### EXERCISE AIM
Single out the lines that include the word "file". Copy them.

### STORED RECORDS

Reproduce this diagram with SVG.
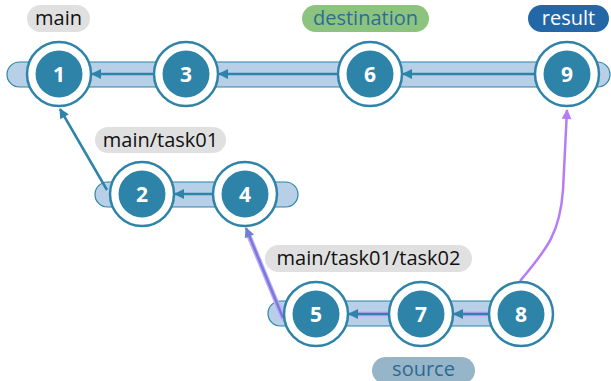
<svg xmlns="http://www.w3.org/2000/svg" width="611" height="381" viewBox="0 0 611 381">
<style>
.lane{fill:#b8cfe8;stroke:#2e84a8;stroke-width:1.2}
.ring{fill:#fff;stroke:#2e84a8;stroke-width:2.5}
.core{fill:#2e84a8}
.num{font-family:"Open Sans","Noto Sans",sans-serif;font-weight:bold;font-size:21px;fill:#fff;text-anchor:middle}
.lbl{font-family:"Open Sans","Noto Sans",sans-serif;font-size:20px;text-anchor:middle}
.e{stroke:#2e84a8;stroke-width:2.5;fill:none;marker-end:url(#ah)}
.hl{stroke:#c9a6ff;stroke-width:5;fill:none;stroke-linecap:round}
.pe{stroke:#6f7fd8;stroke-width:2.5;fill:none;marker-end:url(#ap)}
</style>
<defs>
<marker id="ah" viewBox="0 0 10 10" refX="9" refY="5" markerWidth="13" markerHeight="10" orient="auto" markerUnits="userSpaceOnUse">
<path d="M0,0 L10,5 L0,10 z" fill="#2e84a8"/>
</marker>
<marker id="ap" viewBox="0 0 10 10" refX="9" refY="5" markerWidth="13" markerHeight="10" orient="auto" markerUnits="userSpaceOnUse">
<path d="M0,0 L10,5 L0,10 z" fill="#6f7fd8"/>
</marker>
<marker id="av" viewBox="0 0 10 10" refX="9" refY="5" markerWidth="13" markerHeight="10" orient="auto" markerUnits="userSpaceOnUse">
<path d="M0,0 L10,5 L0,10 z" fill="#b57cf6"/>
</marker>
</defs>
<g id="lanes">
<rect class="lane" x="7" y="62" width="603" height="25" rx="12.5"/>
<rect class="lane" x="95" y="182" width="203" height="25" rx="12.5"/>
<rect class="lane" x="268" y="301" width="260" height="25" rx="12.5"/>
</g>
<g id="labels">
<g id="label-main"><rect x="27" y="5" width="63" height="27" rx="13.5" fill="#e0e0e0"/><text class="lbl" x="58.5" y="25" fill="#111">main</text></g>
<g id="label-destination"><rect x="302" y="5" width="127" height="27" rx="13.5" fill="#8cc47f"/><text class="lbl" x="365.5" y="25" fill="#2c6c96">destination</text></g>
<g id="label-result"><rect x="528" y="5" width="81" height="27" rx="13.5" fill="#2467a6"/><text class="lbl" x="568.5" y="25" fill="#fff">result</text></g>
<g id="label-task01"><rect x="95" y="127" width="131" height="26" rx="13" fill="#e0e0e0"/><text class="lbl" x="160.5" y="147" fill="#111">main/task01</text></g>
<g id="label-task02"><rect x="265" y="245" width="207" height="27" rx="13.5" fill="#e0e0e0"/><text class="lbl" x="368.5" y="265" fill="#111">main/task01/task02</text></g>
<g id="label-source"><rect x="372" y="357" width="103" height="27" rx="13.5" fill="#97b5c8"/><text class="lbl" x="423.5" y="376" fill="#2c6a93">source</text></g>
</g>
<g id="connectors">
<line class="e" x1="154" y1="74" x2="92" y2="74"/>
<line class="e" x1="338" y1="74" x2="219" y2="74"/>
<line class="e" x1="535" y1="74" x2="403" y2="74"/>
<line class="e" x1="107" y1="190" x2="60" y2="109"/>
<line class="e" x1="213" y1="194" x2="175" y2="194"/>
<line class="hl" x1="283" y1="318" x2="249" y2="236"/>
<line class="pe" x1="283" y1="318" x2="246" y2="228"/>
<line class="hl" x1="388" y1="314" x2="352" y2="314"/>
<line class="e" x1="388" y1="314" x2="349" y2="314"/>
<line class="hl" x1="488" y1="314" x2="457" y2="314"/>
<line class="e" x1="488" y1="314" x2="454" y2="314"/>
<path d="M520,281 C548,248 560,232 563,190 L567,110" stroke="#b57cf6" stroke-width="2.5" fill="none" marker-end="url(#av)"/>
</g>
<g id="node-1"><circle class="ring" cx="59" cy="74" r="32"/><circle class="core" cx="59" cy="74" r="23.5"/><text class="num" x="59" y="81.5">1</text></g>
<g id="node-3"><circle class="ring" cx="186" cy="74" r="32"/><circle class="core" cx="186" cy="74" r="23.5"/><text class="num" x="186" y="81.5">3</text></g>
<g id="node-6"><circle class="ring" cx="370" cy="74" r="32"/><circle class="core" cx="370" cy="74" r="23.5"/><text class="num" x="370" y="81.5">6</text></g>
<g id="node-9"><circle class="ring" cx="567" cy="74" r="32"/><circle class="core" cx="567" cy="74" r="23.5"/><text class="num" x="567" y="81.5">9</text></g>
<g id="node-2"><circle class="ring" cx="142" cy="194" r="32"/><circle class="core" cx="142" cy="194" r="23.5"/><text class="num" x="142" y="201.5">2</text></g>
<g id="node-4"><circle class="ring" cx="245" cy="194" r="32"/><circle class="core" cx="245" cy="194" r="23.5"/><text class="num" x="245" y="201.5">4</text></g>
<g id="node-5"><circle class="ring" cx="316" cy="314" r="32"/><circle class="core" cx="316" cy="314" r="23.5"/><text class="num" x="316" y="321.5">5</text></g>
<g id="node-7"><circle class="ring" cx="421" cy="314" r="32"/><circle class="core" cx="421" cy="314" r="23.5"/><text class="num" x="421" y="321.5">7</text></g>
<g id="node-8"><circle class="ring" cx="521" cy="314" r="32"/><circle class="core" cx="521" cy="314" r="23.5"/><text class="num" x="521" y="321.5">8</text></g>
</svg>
...
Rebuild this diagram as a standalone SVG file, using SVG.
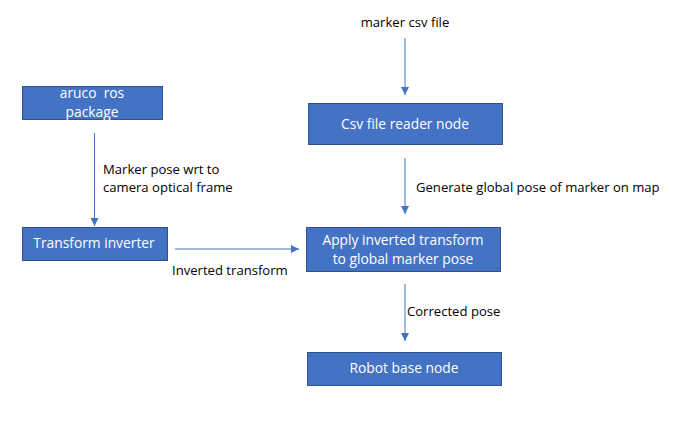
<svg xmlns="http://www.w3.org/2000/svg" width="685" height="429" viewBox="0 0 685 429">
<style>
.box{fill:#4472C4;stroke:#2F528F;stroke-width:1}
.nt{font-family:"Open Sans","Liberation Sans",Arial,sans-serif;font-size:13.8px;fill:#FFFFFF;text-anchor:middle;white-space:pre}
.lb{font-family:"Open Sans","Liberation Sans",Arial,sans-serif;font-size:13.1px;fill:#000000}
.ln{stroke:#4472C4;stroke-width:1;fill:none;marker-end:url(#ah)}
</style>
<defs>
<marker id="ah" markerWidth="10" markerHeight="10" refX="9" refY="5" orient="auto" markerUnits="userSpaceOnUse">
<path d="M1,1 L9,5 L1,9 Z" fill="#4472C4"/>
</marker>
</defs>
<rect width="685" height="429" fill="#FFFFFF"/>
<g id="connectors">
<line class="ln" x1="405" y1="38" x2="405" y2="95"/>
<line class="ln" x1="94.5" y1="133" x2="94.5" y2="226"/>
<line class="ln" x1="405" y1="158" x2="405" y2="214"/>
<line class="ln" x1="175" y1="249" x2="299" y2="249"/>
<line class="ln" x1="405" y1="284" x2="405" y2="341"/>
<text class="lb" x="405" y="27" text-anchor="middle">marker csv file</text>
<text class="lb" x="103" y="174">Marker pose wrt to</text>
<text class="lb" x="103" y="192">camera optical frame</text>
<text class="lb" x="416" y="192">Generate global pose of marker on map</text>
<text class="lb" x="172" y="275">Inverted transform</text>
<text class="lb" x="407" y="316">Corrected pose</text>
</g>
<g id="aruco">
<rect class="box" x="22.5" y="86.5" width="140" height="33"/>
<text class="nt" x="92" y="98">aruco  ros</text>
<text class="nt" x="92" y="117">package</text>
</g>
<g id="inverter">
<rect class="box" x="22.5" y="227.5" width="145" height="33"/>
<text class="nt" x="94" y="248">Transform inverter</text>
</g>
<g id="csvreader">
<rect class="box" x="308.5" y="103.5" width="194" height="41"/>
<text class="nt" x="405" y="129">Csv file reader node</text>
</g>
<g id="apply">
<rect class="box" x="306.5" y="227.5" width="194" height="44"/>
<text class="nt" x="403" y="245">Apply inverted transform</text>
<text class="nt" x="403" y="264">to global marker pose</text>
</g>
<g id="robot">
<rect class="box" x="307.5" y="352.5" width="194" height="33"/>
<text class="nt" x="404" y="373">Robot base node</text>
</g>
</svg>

### RESPONSE TO THE TASK
Rebuild this diagram as a standalone SVG file, using SVG.
<text class="lb" x="405" y="27" text-anchor="middle">marker csv file</text>
<text class="nt" x="405" y="129">Csv file reader node</text>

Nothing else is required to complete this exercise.